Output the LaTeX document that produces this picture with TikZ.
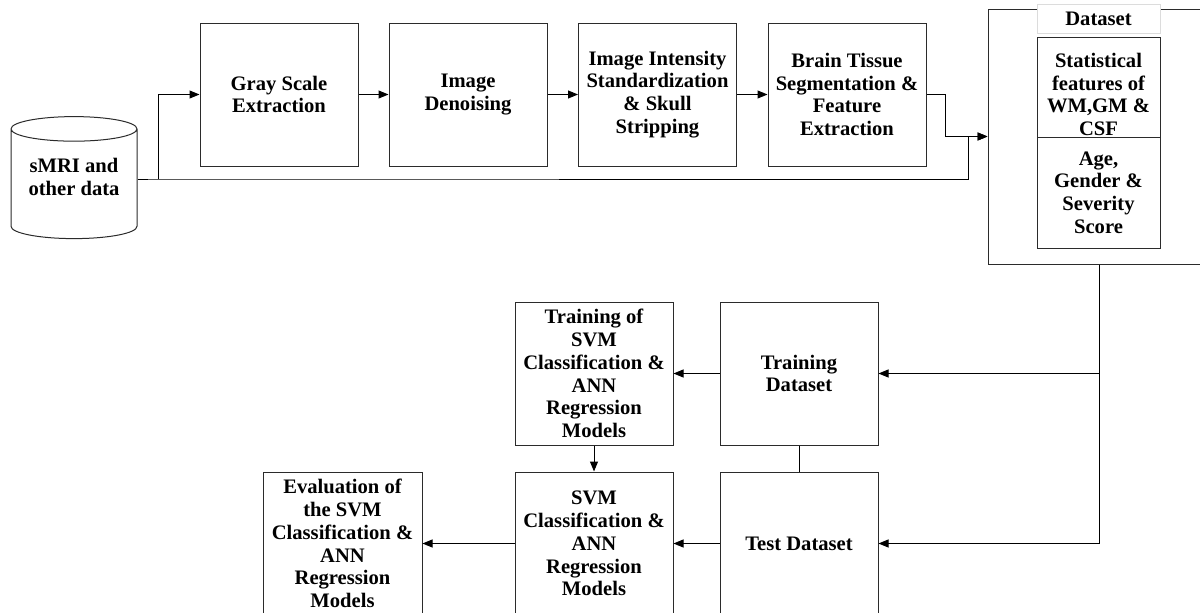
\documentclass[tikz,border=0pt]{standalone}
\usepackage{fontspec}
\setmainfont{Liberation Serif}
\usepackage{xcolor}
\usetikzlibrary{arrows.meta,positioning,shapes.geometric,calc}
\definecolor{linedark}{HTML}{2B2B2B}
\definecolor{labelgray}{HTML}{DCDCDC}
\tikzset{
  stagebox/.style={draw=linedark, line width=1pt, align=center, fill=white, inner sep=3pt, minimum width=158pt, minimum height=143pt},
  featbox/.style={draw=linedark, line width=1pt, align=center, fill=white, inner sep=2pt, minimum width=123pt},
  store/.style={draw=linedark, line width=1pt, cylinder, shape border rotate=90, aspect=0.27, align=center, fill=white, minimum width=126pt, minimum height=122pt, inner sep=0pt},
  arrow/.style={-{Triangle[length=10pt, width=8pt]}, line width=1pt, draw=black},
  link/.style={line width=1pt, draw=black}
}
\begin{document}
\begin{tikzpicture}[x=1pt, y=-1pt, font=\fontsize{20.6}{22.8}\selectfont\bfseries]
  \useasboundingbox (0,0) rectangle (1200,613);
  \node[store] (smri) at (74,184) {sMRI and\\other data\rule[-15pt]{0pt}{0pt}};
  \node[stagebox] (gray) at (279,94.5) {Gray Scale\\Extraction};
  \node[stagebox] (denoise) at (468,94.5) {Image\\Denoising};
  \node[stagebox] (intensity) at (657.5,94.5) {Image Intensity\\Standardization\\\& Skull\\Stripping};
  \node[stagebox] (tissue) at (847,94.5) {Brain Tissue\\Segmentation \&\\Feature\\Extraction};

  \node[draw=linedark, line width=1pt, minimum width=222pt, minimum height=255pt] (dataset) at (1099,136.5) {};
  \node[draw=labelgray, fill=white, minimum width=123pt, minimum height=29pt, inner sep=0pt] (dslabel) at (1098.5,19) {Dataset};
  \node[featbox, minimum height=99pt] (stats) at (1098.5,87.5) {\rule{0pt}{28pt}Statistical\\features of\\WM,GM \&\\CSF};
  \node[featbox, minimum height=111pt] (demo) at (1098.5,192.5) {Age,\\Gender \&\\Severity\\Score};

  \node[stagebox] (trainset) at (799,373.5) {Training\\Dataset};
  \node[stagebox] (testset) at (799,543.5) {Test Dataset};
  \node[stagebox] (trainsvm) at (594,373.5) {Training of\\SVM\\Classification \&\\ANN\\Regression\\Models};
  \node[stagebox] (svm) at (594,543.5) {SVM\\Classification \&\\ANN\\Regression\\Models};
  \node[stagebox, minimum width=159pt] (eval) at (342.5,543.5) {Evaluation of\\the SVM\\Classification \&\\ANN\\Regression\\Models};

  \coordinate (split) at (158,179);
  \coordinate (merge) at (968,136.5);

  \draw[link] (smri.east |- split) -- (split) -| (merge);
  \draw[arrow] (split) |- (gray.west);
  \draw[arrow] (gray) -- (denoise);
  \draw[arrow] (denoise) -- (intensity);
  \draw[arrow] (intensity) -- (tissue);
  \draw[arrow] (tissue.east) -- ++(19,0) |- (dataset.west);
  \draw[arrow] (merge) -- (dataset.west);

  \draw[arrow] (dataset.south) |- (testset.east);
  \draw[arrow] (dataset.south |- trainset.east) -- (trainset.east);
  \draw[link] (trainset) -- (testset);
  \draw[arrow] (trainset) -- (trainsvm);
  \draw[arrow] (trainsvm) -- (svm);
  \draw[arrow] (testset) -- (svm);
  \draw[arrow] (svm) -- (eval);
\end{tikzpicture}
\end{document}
---
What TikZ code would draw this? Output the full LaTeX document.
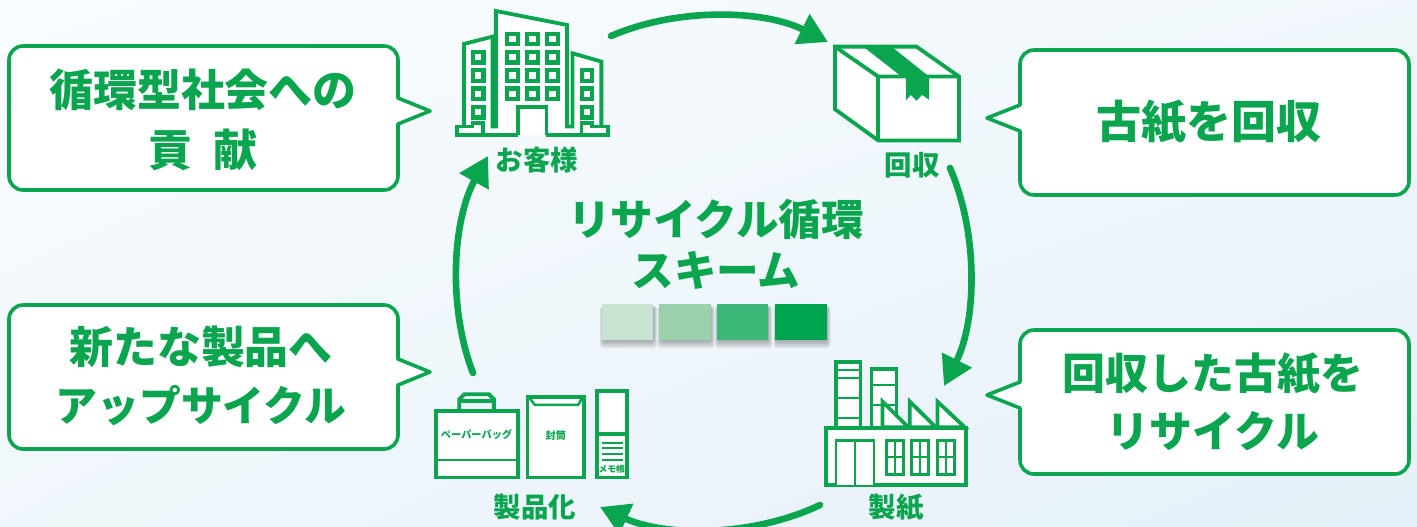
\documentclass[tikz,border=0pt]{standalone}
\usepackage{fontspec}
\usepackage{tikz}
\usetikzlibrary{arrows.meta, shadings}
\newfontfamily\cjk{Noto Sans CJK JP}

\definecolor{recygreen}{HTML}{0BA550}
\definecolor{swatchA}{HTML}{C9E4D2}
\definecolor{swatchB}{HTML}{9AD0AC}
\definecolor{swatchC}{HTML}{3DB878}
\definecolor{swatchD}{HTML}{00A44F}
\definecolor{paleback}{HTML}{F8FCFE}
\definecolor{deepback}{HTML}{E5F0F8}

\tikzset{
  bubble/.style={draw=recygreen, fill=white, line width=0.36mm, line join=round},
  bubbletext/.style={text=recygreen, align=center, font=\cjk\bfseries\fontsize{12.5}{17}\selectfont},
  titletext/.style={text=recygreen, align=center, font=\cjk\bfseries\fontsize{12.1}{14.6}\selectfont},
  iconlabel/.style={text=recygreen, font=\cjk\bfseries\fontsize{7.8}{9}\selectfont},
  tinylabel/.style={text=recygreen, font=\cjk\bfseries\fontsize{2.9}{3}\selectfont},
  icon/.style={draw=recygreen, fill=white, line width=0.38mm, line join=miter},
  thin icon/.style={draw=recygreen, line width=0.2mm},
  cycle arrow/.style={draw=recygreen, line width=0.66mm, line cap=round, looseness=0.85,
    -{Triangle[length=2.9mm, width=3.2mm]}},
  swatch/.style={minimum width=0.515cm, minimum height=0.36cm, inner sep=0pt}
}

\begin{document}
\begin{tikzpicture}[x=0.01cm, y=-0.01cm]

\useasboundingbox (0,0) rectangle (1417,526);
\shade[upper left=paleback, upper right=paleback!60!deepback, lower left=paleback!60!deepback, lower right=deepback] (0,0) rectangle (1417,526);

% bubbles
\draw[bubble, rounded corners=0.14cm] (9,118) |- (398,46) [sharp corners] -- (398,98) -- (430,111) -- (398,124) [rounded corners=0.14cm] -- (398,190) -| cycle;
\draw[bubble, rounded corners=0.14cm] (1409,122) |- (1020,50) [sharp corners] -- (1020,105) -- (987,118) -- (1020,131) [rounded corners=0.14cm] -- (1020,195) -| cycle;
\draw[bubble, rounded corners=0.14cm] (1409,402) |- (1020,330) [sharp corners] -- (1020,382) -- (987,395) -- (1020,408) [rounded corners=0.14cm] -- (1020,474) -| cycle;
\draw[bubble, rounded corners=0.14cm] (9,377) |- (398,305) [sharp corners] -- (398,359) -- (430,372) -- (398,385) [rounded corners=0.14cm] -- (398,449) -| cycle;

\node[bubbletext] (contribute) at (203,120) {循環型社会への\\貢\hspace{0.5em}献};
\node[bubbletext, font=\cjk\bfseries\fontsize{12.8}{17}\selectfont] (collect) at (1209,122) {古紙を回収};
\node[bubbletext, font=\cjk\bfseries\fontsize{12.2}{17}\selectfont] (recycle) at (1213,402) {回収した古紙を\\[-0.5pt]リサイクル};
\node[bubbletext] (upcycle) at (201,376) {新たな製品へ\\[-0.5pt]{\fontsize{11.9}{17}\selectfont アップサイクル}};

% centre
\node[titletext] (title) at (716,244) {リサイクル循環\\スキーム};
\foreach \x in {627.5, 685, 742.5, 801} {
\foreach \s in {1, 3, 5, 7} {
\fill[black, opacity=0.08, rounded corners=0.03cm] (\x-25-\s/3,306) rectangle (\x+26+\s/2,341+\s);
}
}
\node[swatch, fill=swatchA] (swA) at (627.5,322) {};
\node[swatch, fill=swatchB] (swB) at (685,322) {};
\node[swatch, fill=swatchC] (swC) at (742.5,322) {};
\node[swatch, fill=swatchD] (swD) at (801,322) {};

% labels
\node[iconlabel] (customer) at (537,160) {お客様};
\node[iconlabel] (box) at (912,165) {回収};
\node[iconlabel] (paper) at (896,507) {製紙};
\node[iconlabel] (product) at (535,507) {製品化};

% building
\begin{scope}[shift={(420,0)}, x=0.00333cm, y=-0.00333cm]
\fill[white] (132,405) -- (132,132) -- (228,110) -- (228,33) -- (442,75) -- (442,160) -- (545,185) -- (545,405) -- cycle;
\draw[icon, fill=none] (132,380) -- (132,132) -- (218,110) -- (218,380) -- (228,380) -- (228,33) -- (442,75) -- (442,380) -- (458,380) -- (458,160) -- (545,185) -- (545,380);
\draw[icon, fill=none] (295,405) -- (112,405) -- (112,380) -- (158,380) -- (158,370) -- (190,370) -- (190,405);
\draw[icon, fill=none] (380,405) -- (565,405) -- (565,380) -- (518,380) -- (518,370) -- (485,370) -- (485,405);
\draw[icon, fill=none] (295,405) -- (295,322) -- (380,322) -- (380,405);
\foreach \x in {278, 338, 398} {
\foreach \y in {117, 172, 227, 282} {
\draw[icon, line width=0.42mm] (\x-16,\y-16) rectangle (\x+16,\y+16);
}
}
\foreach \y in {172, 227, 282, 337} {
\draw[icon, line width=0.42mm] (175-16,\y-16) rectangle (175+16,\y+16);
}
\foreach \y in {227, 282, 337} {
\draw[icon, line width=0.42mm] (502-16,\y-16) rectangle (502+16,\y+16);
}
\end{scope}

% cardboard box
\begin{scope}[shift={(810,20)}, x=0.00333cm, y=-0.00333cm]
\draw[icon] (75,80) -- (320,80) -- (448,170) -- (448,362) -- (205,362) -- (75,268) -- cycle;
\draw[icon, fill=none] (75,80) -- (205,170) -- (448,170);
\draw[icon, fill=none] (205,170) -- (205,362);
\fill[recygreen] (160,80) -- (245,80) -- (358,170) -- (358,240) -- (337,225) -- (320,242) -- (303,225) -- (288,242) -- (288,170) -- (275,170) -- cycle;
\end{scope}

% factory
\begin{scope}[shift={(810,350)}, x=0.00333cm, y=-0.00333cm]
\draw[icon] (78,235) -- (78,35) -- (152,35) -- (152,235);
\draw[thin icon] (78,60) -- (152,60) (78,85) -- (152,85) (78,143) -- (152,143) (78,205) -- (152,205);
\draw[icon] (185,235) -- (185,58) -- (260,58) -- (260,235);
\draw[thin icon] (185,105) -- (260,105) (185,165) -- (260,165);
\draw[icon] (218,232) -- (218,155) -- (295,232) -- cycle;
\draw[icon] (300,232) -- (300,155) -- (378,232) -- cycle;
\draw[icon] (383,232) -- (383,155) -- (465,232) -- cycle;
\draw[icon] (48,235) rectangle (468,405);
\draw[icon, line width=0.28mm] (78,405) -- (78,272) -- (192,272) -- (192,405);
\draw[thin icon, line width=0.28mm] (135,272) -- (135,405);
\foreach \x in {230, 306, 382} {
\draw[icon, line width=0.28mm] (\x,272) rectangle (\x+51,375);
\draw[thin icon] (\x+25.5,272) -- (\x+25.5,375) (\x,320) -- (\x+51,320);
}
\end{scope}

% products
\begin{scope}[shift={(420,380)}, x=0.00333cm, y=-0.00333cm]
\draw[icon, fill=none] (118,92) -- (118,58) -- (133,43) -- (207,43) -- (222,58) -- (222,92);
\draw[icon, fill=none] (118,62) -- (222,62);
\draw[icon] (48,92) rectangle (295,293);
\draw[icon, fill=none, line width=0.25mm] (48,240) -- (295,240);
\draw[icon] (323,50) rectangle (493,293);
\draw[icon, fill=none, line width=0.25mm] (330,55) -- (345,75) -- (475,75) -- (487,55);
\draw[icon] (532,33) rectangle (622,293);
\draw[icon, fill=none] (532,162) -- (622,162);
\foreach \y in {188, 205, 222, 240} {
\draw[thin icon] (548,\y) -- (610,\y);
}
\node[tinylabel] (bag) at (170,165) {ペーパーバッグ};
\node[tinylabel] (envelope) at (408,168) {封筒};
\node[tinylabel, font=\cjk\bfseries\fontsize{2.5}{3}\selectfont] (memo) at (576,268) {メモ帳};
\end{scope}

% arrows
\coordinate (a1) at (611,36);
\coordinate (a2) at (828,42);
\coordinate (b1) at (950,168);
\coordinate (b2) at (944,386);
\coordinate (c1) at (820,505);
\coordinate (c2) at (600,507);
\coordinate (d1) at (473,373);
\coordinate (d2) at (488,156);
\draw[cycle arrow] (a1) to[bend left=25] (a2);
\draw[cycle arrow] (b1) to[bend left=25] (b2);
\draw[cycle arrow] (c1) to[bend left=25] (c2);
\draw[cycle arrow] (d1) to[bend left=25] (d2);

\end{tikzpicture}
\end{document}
--
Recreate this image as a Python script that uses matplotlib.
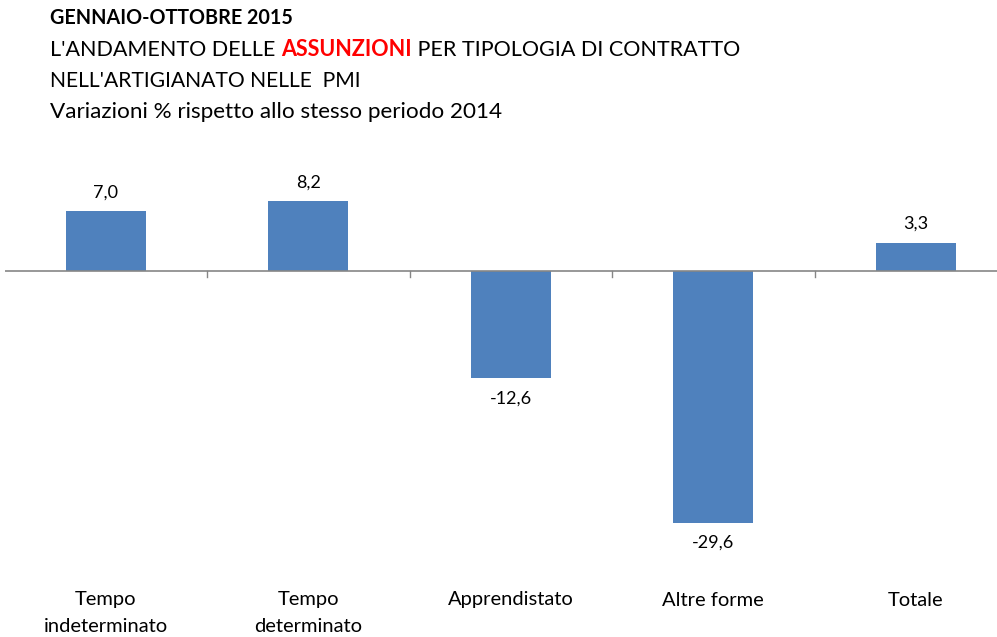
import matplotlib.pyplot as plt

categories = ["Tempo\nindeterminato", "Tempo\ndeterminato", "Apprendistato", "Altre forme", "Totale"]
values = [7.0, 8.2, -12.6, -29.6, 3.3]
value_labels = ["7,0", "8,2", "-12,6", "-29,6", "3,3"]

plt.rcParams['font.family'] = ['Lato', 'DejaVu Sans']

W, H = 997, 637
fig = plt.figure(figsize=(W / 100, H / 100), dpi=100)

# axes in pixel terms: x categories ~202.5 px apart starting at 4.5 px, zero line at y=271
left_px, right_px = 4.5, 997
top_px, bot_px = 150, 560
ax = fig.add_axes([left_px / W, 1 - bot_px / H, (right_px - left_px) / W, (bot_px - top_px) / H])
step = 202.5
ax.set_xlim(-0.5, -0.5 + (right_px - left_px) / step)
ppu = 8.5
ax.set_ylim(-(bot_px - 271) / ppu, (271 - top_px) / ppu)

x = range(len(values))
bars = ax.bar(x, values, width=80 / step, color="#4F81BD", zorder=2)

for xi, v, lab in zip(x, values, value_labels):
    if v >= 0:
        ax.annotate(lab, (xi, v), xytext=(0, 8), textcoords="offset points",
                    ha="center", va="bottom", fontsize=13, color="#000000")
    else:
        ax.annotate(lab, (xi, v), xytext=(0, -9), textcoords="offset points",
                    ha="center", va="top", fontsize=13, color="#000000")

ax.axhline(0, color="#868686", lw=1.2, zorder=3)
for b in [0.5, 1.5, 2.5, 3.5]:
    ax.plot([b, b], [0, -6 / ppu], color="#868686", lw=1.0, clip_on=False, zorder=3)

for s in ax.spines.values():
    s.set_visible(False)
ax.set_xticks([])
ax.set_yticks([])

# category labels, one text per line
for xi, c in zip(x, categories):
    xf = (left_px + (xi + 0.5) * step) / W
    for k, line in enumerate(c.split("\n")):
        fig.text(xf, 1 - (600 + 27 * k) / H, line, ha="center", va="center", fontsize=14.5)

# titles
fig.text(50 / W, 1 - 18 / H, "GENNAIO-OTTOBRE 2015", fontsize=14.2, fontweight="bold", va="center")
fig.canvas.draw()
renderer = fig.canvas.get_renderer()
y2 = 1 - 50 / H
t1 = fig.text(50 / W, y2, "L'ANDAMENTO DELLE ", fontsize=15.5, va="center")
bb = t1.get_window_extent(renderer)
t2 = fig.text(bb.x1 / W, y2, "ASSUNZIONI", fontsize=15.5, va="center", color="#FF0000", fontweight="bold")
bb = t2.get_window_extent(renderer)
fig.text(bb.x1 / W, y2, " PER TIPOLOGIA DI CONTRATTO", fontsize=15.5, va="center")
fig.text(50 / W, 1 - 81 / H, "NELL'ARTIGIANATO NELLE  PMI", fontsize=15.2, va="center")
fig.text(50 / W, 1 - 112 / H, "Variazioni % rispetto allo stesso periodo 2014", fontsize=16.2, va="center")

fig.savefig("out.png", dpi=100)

▶ What you have to do
Which lines contain the word "that"? Copy each one.

▶ Solution to the exercise
Output the LaTeX document that produces this picture with TikZ.
Recreate this image as a Python script that uses matplotlib.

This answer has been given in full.